On April 2, 1947, Bevin washed his hands of Palestine and placed it on the docket of the UN, which recommended partition into Jewish and Arab states. The United States and Britain feared that the Arabs would turn to the Soviets for aid, but the U.S.S.R. mystified all parties in October by agreeing with the American plan for partition. The Soviets apparently hoped to hasten British withdrawal, insinuate themselves into Middle Eastern diplomacy, and profit from the discord following partition. The General Assembly approved partition on November 29, granting to Jews some 5,500 square miles, mostly in the arid Negev. When the Arab League proclaimed a jihad (holy war) against the Jews, Truman’s advisers began to reconsider partition, for the loss of Arab oil might cripple the Marshall Plan and the U.S. military in case of war. When, however, the British pulled out and Ben-Gurion declared the state of Israel on May 14, 1948, Stalin and Truman (whether out of sympathy or domestic politics) immediately advanced recognition.

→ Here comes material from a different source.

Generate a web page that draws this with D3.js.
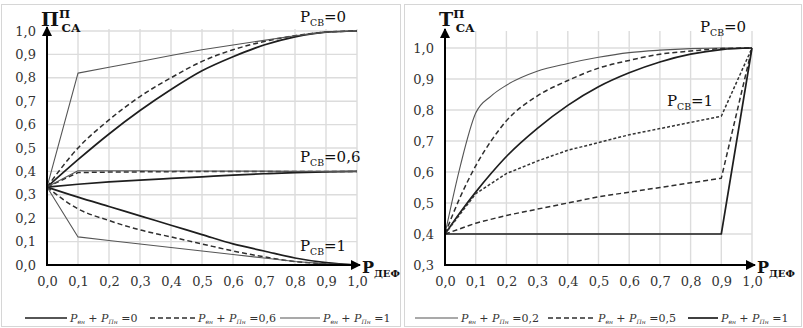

At the moment of partition the number of Jews had risen to some 35 percent of the total population of Palestine, and they were faced with Arab League forces totaling 40,000 men. The Haganah fielded about 30,000 volunteers armed with Czechoslovakian weapons sent at the behest of the U.S.S.R. On the day after partition the Arab League launched its attack, but the desperate Jewish defense prevailed on all five fronts. The UN called for a cease-fire on May 20 and appointed Folke, Count Bernadotte, as mediator, but his new partition plan was unacceptable to both sides. A 10-day Israeli offensive in July destroyed the Arab armies as an offensive force, at the cost of 838 Israeli lives. Members of the Stern Group assassinated Bernadotte on September 17. A final offensive in October carried the Israelis to the Lebanese border and the edge of the Golan Heights in the north and to the Gulf of Aqaba and into the Sinai in the south. Armistice talks resumed on Rhodes on Jan. 13, 1949, with the American Ralph Bunche mediating, and a truce followed in March. No Arab state recognized Israel’s legitimacy, however. More than a half-million Palestinian refugees were scattered around the Arab world. Between 1948 and 1957 some 567,000 Jews were expelled from Arab states, nearly all of whom resettled in Israel. The 1948 war thus marked only the beginning of trouble in the region.